What you will do >> Leave the pictures out. Return all other data exactly.

Provided records >>
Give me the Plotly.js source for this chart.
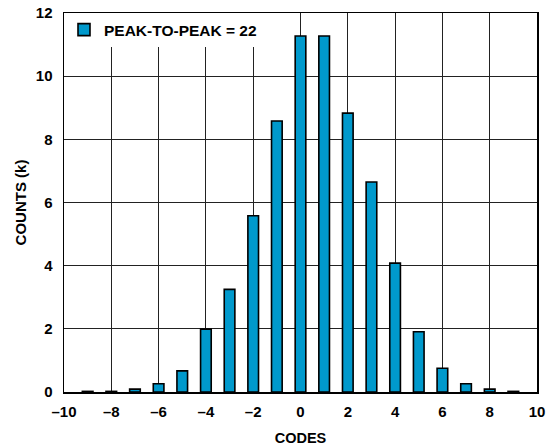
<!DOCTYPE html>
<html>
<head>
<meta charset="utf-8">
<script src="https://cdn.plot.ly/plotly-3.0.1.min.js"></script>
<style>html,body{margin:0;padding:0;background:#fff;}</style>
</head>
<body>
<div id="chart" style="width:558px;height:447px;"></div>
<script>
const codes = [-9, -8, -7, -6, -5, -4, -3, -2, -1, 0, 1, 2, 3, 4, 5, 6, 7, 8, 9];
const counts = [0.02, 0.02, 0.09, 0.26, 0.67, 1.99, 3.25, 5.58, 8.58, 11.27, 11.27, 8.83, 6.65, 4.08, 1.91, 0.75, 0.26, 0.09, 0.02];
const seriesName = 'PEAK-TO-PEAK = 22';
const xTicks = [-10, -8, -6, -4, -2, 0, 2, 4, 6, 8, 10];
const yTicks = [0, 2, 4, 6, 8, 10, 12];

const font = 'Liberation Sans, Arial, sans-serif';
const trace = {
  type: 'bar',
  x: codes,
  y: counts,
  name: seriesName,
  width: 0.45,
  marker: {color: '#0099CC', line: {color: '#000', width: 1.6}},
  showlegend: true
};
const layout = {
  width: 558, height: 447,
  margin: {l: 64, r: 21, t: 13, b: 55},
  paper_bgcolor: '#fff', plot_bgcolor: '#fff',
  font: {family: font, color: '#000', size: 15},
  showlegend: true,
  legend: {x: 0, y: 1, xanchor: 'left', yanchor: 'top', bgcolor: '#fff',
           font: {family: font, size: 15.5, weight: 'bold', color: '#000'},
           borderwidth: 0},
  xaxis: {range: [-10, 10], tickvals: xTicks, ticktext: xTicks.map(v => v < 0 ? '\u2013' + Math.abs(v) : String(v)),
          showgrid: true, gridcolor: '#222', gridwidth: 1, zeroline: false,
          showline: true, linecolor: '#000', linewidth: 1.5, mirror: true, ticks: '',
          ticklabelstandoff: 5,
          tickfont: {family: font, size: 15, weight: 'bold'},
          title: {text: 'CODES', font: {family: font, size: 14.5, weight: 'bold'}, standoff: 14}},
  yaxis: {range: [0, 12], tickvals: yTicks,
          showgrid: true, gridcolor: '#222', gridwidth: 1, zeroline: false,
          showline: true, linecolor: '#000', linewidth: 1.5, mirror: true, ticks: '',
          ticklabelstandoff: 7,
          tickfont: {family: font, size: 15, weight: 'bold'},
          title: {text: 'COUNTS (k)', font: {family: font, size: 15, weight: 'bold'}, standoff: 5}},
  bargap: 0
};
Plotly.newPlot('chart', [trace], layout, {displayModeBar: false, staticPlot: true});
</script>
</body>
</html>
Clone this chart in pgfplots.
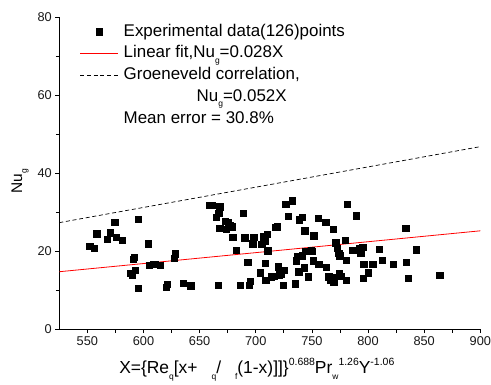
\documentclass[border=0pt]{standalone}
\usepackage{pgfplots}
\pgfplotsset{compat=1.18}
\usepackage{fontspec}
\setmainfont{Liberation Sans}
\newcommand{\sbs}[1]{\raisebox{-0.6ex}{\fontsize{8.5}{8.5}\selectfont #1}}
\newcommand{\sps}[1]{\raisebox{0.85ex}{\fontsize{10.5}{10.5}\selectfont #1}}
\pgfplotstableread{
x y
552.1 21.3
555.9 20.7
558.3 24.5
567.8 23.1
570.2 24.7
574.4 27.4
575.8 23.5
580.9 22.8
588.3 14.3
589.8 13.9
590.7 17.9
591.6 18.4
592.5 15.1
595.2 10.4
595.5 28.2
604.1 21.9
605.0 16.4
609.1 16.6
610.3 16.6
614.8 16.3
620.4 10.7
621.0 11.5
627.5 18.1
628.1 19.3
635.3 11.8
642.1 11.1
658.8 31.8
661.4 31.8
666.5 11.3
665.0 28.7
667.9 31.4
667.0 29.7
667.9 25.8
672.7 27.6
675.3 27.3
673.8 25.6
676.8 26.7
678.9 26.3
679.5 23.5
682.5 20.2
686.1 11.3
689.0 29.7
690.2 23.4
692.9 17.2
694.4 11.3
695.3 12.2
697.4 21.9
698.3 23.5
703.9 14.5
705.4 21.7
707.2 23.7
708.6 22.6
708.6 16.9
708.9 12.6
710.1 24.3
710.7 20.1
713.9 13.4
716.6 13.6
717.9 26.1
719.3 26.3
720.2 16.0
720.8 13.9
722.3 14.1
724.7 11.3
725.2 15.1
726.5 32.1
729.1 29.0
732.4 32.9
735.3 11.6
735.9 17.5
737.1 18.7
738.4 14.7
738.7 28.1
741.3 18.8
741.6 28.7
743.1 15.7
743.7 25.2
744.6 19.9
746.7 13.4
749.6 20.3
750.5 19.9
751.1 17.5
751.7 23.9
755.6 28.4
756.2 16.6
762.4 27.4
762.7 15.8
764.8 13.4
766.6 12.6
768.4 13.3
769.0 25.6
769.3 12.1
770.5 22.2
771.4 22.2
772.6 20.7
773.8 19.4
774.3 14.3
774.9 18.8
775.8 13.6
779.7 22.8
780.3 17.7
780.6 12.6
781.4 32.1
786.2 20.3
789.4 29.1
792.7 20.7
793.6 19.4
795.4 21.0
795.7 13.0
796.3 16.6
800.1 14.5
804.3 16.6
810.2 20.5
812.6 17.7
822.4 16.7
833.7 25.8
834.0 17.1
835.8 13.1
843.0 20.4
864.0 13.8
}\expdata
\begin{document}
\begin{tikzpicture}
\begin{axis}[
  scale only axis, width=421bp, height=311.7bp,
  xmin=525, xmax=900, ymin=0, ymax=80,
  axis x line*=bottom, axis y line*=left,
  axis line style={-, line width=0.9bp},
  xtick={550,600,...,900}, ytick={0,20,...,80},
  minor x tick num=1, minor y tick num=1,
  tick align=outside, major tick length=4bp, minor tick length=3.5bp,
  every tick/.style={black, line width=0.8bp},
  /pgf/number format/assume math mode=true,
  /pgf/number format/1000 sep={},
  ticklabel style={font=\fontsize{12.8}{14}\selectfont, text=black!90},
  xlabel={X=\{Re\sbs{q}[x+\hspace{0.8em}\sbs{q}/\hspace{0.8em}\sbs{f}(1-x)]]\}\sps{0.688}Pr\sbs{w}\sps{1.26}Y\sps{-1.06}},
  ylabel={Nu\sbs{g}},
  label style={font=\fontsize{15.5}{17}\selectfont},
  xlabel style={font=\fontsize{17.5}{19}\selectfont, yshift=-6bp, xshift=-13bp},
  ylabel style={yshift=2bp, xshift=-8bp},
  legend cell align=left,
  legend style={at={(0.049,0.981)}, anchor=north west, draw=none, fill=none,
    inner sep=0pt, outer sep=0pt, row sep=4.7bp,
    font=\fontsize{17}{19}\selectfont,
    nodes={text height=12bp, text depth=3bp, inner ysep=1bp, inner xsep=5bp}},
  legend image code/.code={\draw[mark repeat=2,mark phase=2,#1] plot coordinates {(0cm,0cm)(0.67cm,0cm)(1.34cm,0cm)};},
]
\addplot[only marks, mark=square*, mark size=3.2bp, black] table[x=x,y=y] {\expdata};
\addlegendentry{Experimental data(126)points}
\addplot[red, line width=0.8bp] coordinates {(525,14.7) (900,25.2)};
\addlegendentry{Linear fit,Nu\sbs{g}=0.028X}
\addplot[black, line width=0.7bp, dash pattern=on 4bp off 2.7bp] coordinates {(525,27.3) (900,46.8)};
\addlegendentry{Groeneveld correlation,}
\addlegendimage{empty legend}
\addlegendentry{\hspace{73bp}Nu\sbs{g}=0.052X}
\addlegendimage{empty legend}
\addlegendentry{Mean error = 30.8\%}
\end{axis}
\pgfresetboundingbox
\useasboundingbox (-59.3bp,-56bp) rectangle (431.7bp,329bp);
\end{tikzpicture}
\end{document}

Answer below >>
Give me the Plotly.js source for this chart.
<!DOCTYPE html>
<html>
<head>
<meta charset="utf-8">
<script src="https://cdn.plot.ly/plotly-3.0.1.min.js"></script>
<style>html,body{margin:0;padding:0;background:#fff;}</style>
</head>
<body>
<div id="chart" style="width:558px;height:447px;"></div>
<script>
const codes = [-9, -8, -7, -6, -5, -4, -3, -2, -1, 0, 1, 2, 3, 4, 5, 6, 7, 8, 9];
const counts = [0.02, 0.02, 0.09, 0.26, 0.67, 1.99, 3.25, 5.58, 8.58, 11.27, 11.27, 8.83, 6.65, 4.08, 1.91, 0.75, 0.26, 0.09, 0.02];
const seriesName = 'PEAK-TO-PEAK = 22';
const xTicks = [-10, -8, -6, -4, -2, 0, 2, 4, 6, 8, 10];
const yTicks = [0, 2, 4, 6, 8, 10, 12];

const font = 'Liberation Sans, Arial, sans-serif';
const trace = {
  type: 'bar',
  x: codes,
  y: counts,
  name: seriesName,
  width: 0.45,
  marker: {color: '#0099CC', line: {color: '#000', width: 1.6}},
  showlegend: true
};
const layout = {
  width: 558, height: 447,
  margin: {l: 64, r: 21, t: 13, b: 55},
  paper_bgcolor: '#fff', plot_bgcolor: '#fff',
  font: {family: font, color: '#000', size: 15},
  showlegend: true,
  legend: {x: 0, y: 1, xanchor: 'left', yanchor: 'top', bgcolor: '#fff',
           font: {family: font, size: 15.5, weight: 'bold', color: '#000'},
           borderwidth: 0},
  xaxis: {range: [-10, 10], tickvals: xTicks, ticktext: xTicks.map(v => v < 0 ? '\u2013' + Math.abs(v) : String(v)),
          showgrid: true, gridcolor: '#222', gridwidth: 1, zeroline: false,
          showline: true, linecolor: '#000', linewidth: 1.5, mirror: true, ticks: '',
          ticklabelstandoff: 5,
          tickfont: {family: font, size: 15, weight: 'bold'},
          title: {text: 'CODES', font: {family: font, size: 14.5, weight: 'bold'}, standoff: 14}},
  yaxis: {range: [0, 12], tickvals: yTicks,
          showgrid: true, gridcolor: '#222', gridwidth: 1, zeroline: false,
          showline: true, linecolor: '#000', linewidth: 1.5, mirror: true, ticks: '',
          ticklabelstandoff: 7,
          tickfont: {family: font, size: 15, weight: 'bold'},
          title: {text: 'COUNTS (k)', font: {family: font, size: 15, weight: 'bold'}, standoff: 5}},
  bargap: 0
};
Plotly.newPlot('chart', [trace], layout, {displayModeBar: false, staticPlot: true});
</script>
</body>
</html>
Clone this chart in pgfplots.
\documentclass[border=0pt]{standalone}
\usepackage{pgfplots}
\pgfplotsset{compat=1.18}
\usepackage{fontspec}
\setmainfont{Liberation Sans}
\newcommand{\sbs}[1]{\raisebox{-0.6ex}{\fontsize{8.5}{8.5}\selectfont #1}}
\newcommand{\sps}[1]{\raisebox{0.85ex}{\fontsize{10.5}{10.5}\selectfont #1}}
\pgfplotstableread{
x y
552.1 21.3
555.9 20.7
558.3 24.5
567.8 23.1
570.2 24.7
574.4 27.4
575.8 23.5
580.9 22.8
588.3 14.3
589.8 13.9
590.7 17.9
591.6 18.4
592.5 15.1
595.2 10.4
595.5 28.2
604.1 21.9
605.0 16.4
609.1 16.6
610.3 16.6
614.8 16.3
620.4 10.7
621.0 11.5
627.5 18.1
628.1 19.3
635.3 11.8
642.1 11.1
658.8 31.8
661.4 31.8
666.5 11.3
665.0 28.7
667.9 31.4
667.0 29.7
667.9 25.8
672.7 27.6
675.3 27.3
673.8 25.6
676.8 26.7
678.9 26.3
679.5 23.5
682.5 20.2
686.1 11.3
689.0 29.7
690.2 23.4
692.9 17.2
694.4 11.3
695.3 12.2
697.4 21.9
698.3 23.5
703.9 14.5
705.4 21.7
707.2 23.7
708.6 22.6
708.6 16.9
708.9 12.6
710.1 24.3
710.7 20.1
713.9 13.4
716.6 13.6
717.9 26.1
719.3 26.3
720.2 16.0
720.8 13.9
722.3 14.1
724.7 11.3
725.2 15.1
726.5 32.1
729.1 29.0
732.4 32.9
735.3 11.6
735.9 17.5
737.1 18.7
738.4 14.7
738.7 28.1
741.3 18.8
741.6 28.7
743.1 15.7
743.7 25.2
744.6 19.9
746.7 13.4
749.6 20.3
750.5 19.9
751.1 17.5
751.7 23.9
755.6 28.4
756.2 16.6
762.4 27.4
762.7 15.8
764.8 13.4
766.6 12.6
768.4 13.3
769.0 25.6
769.3 12.1
770.5 22.2
771.4 22.2
772.6 20.7
773.8 19.4
774.3 14.3
774.9 18.8
775.8 13.6
779.7 22.8
780.3 17.7
780.6 12.6
781.4 32.1
786.2 20.3
789.4 29.1
792.7 20.7
793.6 19.4
795.4 21.0
795.7 13.0
796.3 16.6
800.1 14.5
804.3 16.6
810.2 20.5
812.6 17.7
822.4 16.7
833.7 25.8
834.0 17.1
835.8 13.1
843.0 20.4
864.0 13.8
}\expdata
\begin{document}
\begin{tikzpicture}
\begin{axis}[
  scale only axis, width=421bp, height=311.7bp,
  xmin=525, xmax=900, ymin=0, ymax=80,
  axis x line*=bottom, axis y line*=left,
  axis line style={-, line width=0.9bp},
  xtick={550,600,...,900}, ytick={0,20,...,80},
  minor x tick num=1, minor y tick num=1,
  tick align=outside, major tick length=4bp, minor tick length=3.5bp,
  every tick/.style={black, line width=0.8bp},
  /pgf/number format/assume math mode=true,
  /pgf/number format/1000 sep={},
  ticklabel style={font=\fontsize{12.8}{14}\selectfont, text=black!90},
  xlabel={X=\{Re\sbs{q}[x+\hspace{0.8em}\sbs{q}/\hspace{0.8em}\sbs{f}(1-x)]]\}\sps{0.688}Pr\sbs{w}\sps{1.26}Y\sps{-1.06}},
  ylabel={Nu\sbs{g}},
  label style={font=\fontsize{15.5}{17}\selectfont},
  xlabel style={font=\fontsize{17.5}{19}\selectfont, yshift=-6bp, xshift=-13bp},
  ylabel style={yshift=2bp, xshift=-8bp},
  legend cell align=left,
  legend style={at={(0.049,0.981)}, anchor=north west, draw=none, fill=none,
    inner sep=0pt, outer sep=0pt, row sep=4.7bp,
    font=\fontsize{17}{19}\selectfont,
    nodes={text height=12bp, text depth=3bp, inner ysep=1bp, inner xsep=5bp}},
  legend image code/.code={\draw[mark repeat=2,mark phase=2,#1] plot coordinates {(0cm,0cm)(0.67cm,0cm)(1.34cm,0cm)};},
]
\addplot[only marks, mark=square*, mark size=3.2bp, black] table[x=x,y=y] {\expdata};
\addlegendentry{Experimental data(126)points}
\addplot[red, line width=0.8bp] coordinates {(525,14.7) (900,25.2)};
\addlegendentry{Linear fit,Nu\sbs{g}=0.028X}
\addplot[black, line width=0.7bp, dash pattern=on 4bp off 2.7bp] coordinates {(525,27.3) (900,46.8)};
\addlegendentry{Groeneveld correlation,}
\addlegendimage{empty legend}
\addlegendentry{\hspace{73bp}Nu\sbs{g}=0.052X}
\addlegendimage{empty legend}
\addlegendentry{Mean error = 30.8\%}
\end{axis}
\pgfresetboundingbox
\useasboundingbox (-59.3bp,-56bp) rectangle (431.7bp,329bp);
\end{tikzpicture}
\end{document}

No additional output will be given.